Capital, the Financial Crisis and the State in Canada

Geoffrey McCormack and Thom Workman interviewed by Robin Chang

The financial and economic crisis of 2008 has left a continuing legacy on social welfare, showing up in slow economic growth, unemployment and underemployment, and increasing social conflict. In the debate over the future of the world economy, many foresee a long depression, and the intensification of neoliberal austerity. Geoffrey McCormack and Thom Workman's new book is concerned with Canada's unique economic and social history over the period of neoliberalism, including the financial and economic crisis of 2008. In The Servant State: Overseeing Capital Accumulation in Canada (Fernwood 2015), McCormack and Workman present a classical Marxist perspective, and intervene into a range of... theoretical and empirical debates on the course of the Canadian economy over this period.

Many of the accounts on the crisis focus on: (1) the character of the crisis in Canada given an over-reliance on "super-cycles" related to resource exports, now worsened by the collapse of oil prices; and (2) how the crisis originated in the particularities of predatory financial capitalists and the expansion of credit in Canada.
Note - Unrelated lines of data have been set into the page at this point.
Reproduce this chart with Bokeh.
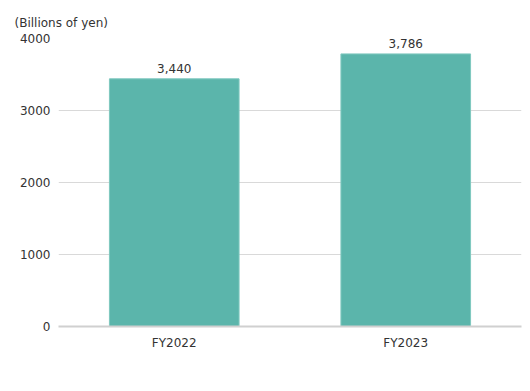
from bokeh.plotting import figure
from bokeh.models import ColumnDataSource, FixedTicker
from bokeh.core.properties import value
from bokeh.embed import file_html
from bokeh.resources import INLINE

categories = ["FY2022", "FY2023"]
values = [3440, 3786]
value_labels = ["3,440", "3,786"]
y_ticks = [0, 1000, 2000, 3000, 4000]

FONT = "DejaVu Sans"
TEXT = "#333333"

src = ColumnDataSource(dict(cat=categories, val=values, lab=value_labels))

p = figure(x_range=categories, y_range=(0, 4000), width=530, height=391,
           output_backend="svg", toolbar_location=None,
           min_border_left=58, min_border_right=9, min_border_top=38, min_border_bottom=65)
p.outline_line_color = None
p.background_fill_color = "white"
p.border_fill_color = "white"

p.title.text = "(Billions of yen)"
p.title.align = "left"
p.title.offset = -44
p.title.text_font = FONT
p.title.text_font_size = "12px"
p.title.text_font_style = "normal"
p.title.text_color = TEXT
p.title.standoff = 17

p.vbar(x="cat", top="val", width=0.56, source=src, fill_color="#5BB5AB", line_color="#7FC8BF", line_width=1)
p.text(x="cat", y="val", text="lab", source=src, text_align="center", text_baseline="bottom",
       y_offset=-6, text_font=value(FONT), text_font_size="12px", text_color=TEXT)

p.yaxis.ticker = FixedTicker(ticks=y_ticks)
p.yaxis.axis_line_color = None
p.yaxis.major_tick_line_color = None
p.yaxis.minor_tick_line_color = None
p.yaxis.major_label_text_font = FONT
p.yaxis.major_label_text_font_size = "12px"
p.yaxis.major_label_text_color = TEXT
p.yaxis.major_label_standoff = 2

p.xaxis.axis_line_color = "#d0d0d0"
p.xaxis.axis_line_width = 2
p.xaxis.major_tick_line_color = None
p.xaxis.minor_tick_line_color = None
p.xaxis.major_label_text_font = FONT
p.xaxis.major_label_text_font_size = "12px"
p.xaxis.major_label_text_color = TEXT
p.xaxis.major_label_standoff = 3

p.xgrid.grid_line_color = None
p.ygrid.grid_line_color = "#d9d9d9"
p.ygrid.grid_line_width = 1

open("out.html", "w").write(file_html(p, INLINE))
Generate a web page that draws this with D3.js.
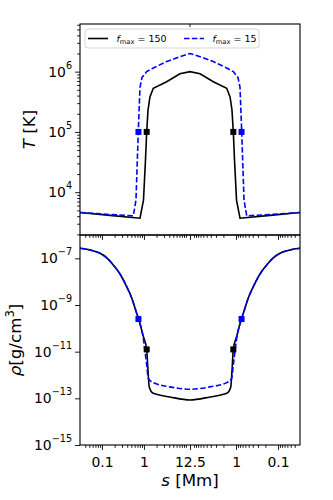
<!DOCTYPE html>
<html lang="en">
<head>
    <meta charset="UTF-8">
    <title>T and rho along the loop</title>
    <script src="https://d3js.org/d3.v7.min.js"></script>
    <style>
        body { margin: 0; background: #fff; font-family: "DejaVu Sans", sans-serif; }
        text { font-family: "DejaVu Sans", sans-serif; fill: #000; }
    </style>
</head>
<body>
    <div id="chart"></div>

    <script>
        // distance from the nearest footpoint [Mm]; the loop is symmetric so the right half mirrors the left
        const sT150 = [0.03, 0.155, 0.805, 0.975, 1.088, 1.162, 1.25, 1.39, 1.67, 3.48, 7.2, 12.5];
        const T150  = [4600, 4120, 3700, 7400, 34000, 1.0e5, 2.3e5, 3.8e5, 5.3e5, 6.8e5, 9.2e5, 1.0e6];

        const sT15 = [0.03, 0.155, 0.557, 0.646, 0.733, 0.805, 0.9, 1.162, 1.67, 3.48, 7.2, 12.5];
        const T15  = [4600, 4270, 4050, 7400, 1.0e5, 5.5e5, 8.0e5, 1.0e6, 1.15e6, 1.47e6, 1.77e6, 2.0e6];

        const sR150 = [0.03, 0.052, 0.09, 0.132, 0.186, 0.269, 0.388, 0.511, 0.671, 0.762, 0.95, 1.162, 1.25, 1.34, 1.67, 4.17, 12.5];
        const R150  = [2.7e-7, 2.28e-7, 1.64e-7, 1.03e-7, 5.2e-8, 2.13e-8, 6.1e-9, 2.0e-9, 4.4e-10, 2.2e-10, 5e-11, 1.25e-11, 1.5e-12, 3.0e-13, 1.64e-13, 1.15e-13, 8.5e-14];

        const sR15 = [0.03, 0.052, 0.09, 0.132, 0.186, 0.269, 0.388, 0.511, 0.671, 0.745, 0.95, 1.162, 1.27, 1.67, 4.17, 12.5];
        const R15  = [2.7e-7, 2.28e-7, 1.64e-7, 1.03e-7, 5.2e-8, 2.13e-8, 6.1e-9, 2.0e-9, 4.4e-10, 2.5e-10, 4.5e-11, 2.7e-12, 7.2e-13, 4.7e-13, 3.1e-13, 2.45e-13];

        // square markers where T = 1e5 K
        const mark150 = {s: 1.162, T: 1e5, rho: 1.25e-11};
        const mark15  = {s: 0.74, T: 1e5, rho: 2.5e-10};

        const xMajorL = [0.1, 1, 12.5];
        const xMajorR = [1, 0.1];
        const xMinor = [0.04, 0.05, 0.06, 0.07, 0.08, 0.09, 0.2, 0.3, 0.4, 0.5, 0.6, 0.7, 0.8, 0.9,
                        2, 3, 4, 5, 6, 7, 8, 9, 10];
        const tMajor = [1e4, 1e5, 1e6];
        const rMajor = [1e-15, 1e-13, 1e-11, 1e-9, 1e-7];

        const W = 333, H = 500;
        const left = 80, right = 300, mid = 190;
        const topT = 24, split = 235, bottom = 445;

        const svg = d3.select("#chart").append("svg")
            .attr("width", W).attr("height", H);

        const xL = d3.scaleLog().domain([0.03, 12.5]).range([left, mid]);
        const xR = d3.scaleLog().domain([12.5, 0.03]).range([mid, right]);
        const yT = d3.scaleLog().domain([Math.pow(10, 3.29), Math.pow(10, 6.79)]).range([split, topT]);
        const yR = d3.scaleLog().domain([1e-15, 1e-6]).range([bottom, split]);

        const px = p => p.side === "L" ? xL(p.s) : xR(p.s);

        function bothSides(s, v) {
            const l = s.map((d, i) => ({side: "L", s: d, v: v[i]}));
            const r = s.slice(0, -1).map((d, i) => ({side: "R", s: d, v: v[i]})).reverse();
            return l.concat(r);
        }

        // clip paths for the two panels
        const defs = svg.append("defs");
        defs.append("clipPath").attr("id", "clipT").append("rect")
            .attr("x", left).attr("y", topT).attr("width", right - left).attr("height", split - topT);
        defs.append("clipPath").attr("id", "clipR").append("rect")
            .attr("x", left).attr("y", split).attr("width", right - left).attr("height", bottom - split);

        function drawSeries(clip, y, s, v, color, dash, curve) {
            svg.append("path")
                .datum(bothSides(s, v))
                .attr("clip-path", `url(#${clip})`)
                .attr("fill", "none")
                .attr("stroke", color)
                .attr("stroke-width", 1.6)
                .attr("stroke-dasharray", dash)
                .attr("d", d3.line().curve(curve).x(px).y(d => y(d.v)));
        }

        function drawMarks(y, m, key, color) {
            const pts = [{side: "L", s: m.s, v: m[key]}, {side: "R", s: m.s, v: m[key]}];
            svg.append("g").selectAll("rect").data(pts).join("rect")
                .attr("x", d => px(d) - 3).attr("y", d => y(d.v) - 3)
                .attr("width", 6).attr("height", 6)
                .attr("fill", color);
        }

        drawSeries("clipT", yT, sT150, T150, "#000", null, d3.curveLinear);
        drawSeries("clipT", yT, sT15, T15, "#0000ff", "5.5,2.4", d3.curveLinear);
        drawMarks(yT, mark15, "T", "#0000ff");
        drawMarks(yT, mark150, "T", "#000");

        drawSeries("clipR", yR, sR150, R150, "#000", null, d3.curveMonotoneX);
        drawSeries("clipR", yR, sR15, R15, "#0000ff", "5.5,2.4", d3.curveMonotoneX);
        drawMarks(yR, mark15, "rho", "#0000ff");
        drawMarks(yR, mark150, "rho", "#000");

        // axes
        function styleAxis(g) {
            g.select(".domain").remove();
            g.selectAll(".tick line").attr("stroke", "#000").attr("stroke-width", 0.9);
            g.selectAll("text").attr("font-size", 13.9).attr("font-family", "DejaVu Sans");
        }

        function xAxes(yPos, labels) {
            const fmt = d => d === 12.5 ? "12.5" : d3.format("~g")(d);
            [[xL, xMajorL], [xR, xMajorR]].forEach(([sc, majors]) => {
                svg.append("g").attr("transform", `translate(0,${yPos})`)
                    .call(d3.axisBottom(sc).tickValues(xMinor).tickSize(2.8).tickFormat(""))
                    .call(styleAxis);
                svg.append("g").attr("transform", `translate(0,${yPos})`)
                    .call(d3.axisBottom(sc).tickValues(majors).tickSize(4.9).tickPadding(7)
                        .tickFormat(labels ? fmt : ""))
                    .call(styleAxis);
            });
        }
        xAxes(split, false);
        xAxes(bottom, true);

        function supLabels(g) {
            g.selectAll(".tick text").each(function(d) {
                const e = Math.round(Math.log10(d));
                const t = d3.select(this).text("10");
                t.append("tspan").attr("dy", -8).attr("font-size", 9.7)
                    .text(String(e).replace("-", "\u2212"));
            });
        }

        const tMinor = [];
        for (let e = 3; e <= 6; e++) {
            for (let k = 2; k <= 9; k++) {
                const v = k * Math.pow(10, e);
                if (v > yT.domain()[0] && v < yT.domain()[1]) tMinor.push(v);
            }
        }
        svg.append("g").attr("transform", `translate(${left},0)`)
            .call(d3.axisLeft(yT).tickValues(tMinor).tickSize(2.8).tickFormat(""))
            .call(styleAxis);
        svg.append("g").attr("transform", `translate(${left},0)`)
            .call(d3.axisLeft(yT).tickValues(tMajor).tickSize(4.9).tickPadding(3))
            .call(styleAxis).call(supLabels);

        svg.append("g").attr("transform", `translate(${left},0)`)
            .call(d3.axisLeft(yR).tickValues(rMajor).tickSize(4.9).tickPadding(3))
            .call(styleAxis).call(supLabels);

        // small tick at the loop top on the upper spine
        svg.append("line")
            .attr("x1", mid).attr("x2", mid).attr("y1", topT).attr("y2", topT + 3)
            .attr("stroke", "#000").attr("stroke-width", 0.9);

        // panel frames
        [[topT, split], [split, bottom]].forEach(([a, b]) => {
            svg.append("rect")
                .attr("x", left).attr("y", a).attr("width", right - left).attr("height", b - a)
                .attr("fill", "none").attr("stroke", "#000").attr("stroke-width", 1.1);
        });

        // axis labels
        const tl = svg.append("text")
            .attr("transform", `translate(35,${(topT + split) / 2}) rotate(-90)`)
            .attr("text-anchor", "middle").attr("font-size", 16.7);
        tl.append("tspan").attr("font-style", "italic").text("T");
        tl.append("tspan").text(" [K]");

        const rl = svg.append("text")
            .attr("transform", `translate(21,${(split + bottom) / 2}) rotate(-90)`)
            .attr("text-anchor", "middle").attr("font-size", 16.7);
        rl.append("tspan").attr("font-style", "italic").text("\u03c1");
        rl.append("tspan").text("[g/cm");
        rl.append("tspan").attr("dy", -7).attr("font-size", 11.7).text("3");
        rl.append("tspan").attr("dy", 7).text("]");

        const xl = svg.append("text")
            .attr("x", mid).attr("y", 486)
            .attr("text-anchor", "middle").attr("font-size", 16.7);
        xl.append("tspan").attr("font-style", "italic").text("s");
        xl.append("tspan").text(" [Mm]");

        // legend
        const lg = svg.append("g");
        lg.append("rect")
            .attr("x", 85).attr("y", 29).attr("width", 174).attr("height", 19).attr("rx", 3)
            .attr("fill", "#fff").attr("fill-opacity", 0.8)
            .attr("stroke", "#d0d0d0").attr("stroke-width", 0.9);
        const items = [
            {x: 88, color: "#000", dash: null, f: "150"},
            {x: 184, color: "#0000ff", dash: "5.5,2.4", f: "15"}
        ];
        items.forEach(it => {
            lg.append("line")
                .attr("x1", it.x).attr("x2", it.x + 20).attr("y1", 38.5).attr("y2", 38.5)
                .attr("stroke", it.color).attr("stroke-width", 1.6)
                .attr("stroke-dasharray", it.dash);
            const t = lg.append("text").attr("x", it.x + 28.5).attr("y", 42).attr("font-size", 9.5);
            t.append("tspan").attr("font-style", "italic").text("f");
            t.append("tspan").attr("dy", 2).attr("font-size", 6.7).text("max");
            t.append("tspan").attr("dy", -2).text(" = " + it.f);
        });
    </script>
</body>
</html>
McCormack and Workman argue that capitalists in Canada had been enjoying relatively strong rates of corporate profitability since the early 1990s, leading up to 2005. Investment up to 2008 was also strong. These two things together produced both a healthy financial sector and a healthy industrial sector while in the U.S, Western Europe, and elsewhere saw declining output, layoffs of workers, and financial instability. They conclude that economic policy in Canada cannot be credited for Canada's economic durability since 2008.

McCormack and Workman advance an analytical framework building on themes found in Marx's Capital. In it, understanding the "laws of motion of capital" that govern the evolution of capitalism is key to understanding Canada's economic history. These laws provide a foundation for a theoretical explanation as to why there is a tendency for capitalist economies to have recurring major crises, if each still has its particularities in their formation and the form their resolutions takes is not easily predicted. These are a result of social struggles.